It was inevitable that a product line as long in duration as Vulcan’s would attract attention outside of the deep foundations industry. In the course of developing the “Tools” program on various types of construction equipment and techniques, the Atlas Media Group (which did productions for The History Channel) contacted Vulcan. In July 2005 their film crew headed down to the yard of Rush and Parker in West Collingswood Heights, NJ, to film Vulcan #2 Hammer, S/N 463, in action in the yard. The hammer was produced in 1908, which meant that the hammer was 97 years old at the time of filming. Below are some photographs from that shoot.
Another shot of the hammer in action.
A Vulcan #2 equipped with a McDermid Base being set up for a demonstration driving to be included in an episode of the History Channel, 2005.

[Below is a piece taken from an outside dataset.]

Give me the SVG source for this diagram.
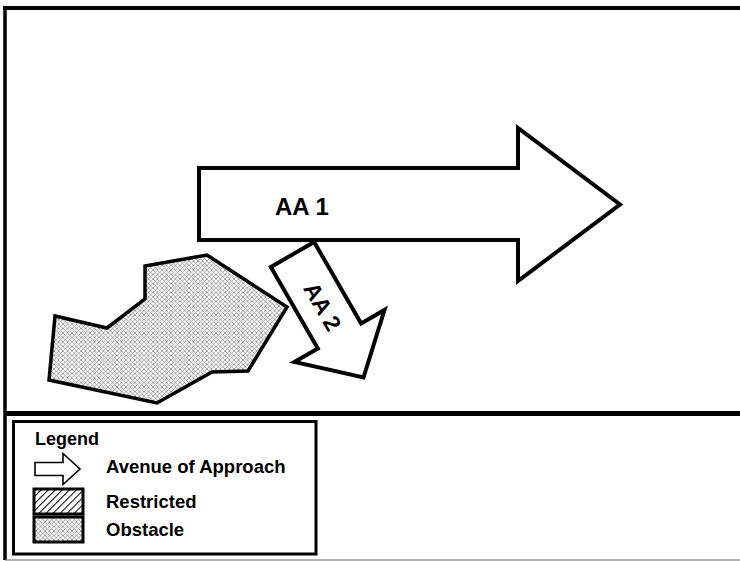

Deep foundation? A wood pile cut-off being brought out to be driven in the yard. Hopefully the crew will film fast.
Putting the oiler “on line.” Line lubrication is important for the Vulcan hammer, even for a “limited” test such as this one.
Putting the hammer in the leads, always an operation done with care.
Interview in the yard with Dr. Rogers. The idea of interviewing him the yard was great on paper, but suffered from one serious reality check: the yard was below the flight pattern for the Philadelphia airport, across the Delaware River. The interview process had to be stopped every few minutes as jets flew overhead. This meant that his interview took much longer than scheduled. The subsequent interview was done inside.
Vulcan S/N 463, sporting the then valid patent…wait, the number’s wrong, it should be 378,745
Getting organised for the shoot. In the orange shirt is Bernie Delargey, principal of Rush and Parker and the host of this event. At the left was Dr. David Rogers, Professor of Civil Engineering at the University of Missouri at Rolla. His primary expertise for this process was the history of caissons in general and Chicago caissons in particular. The fact that the Vulcan hammers were developed in Chicago during this period underscores the fact that the impetus for Vulcan hammers were not Chicago’s tall buildings but its marine structures, reflecting the marine interests of the Warrington family.
The footage from this day in the yard–or rather, the little that was actually used–was first shown in March 2006.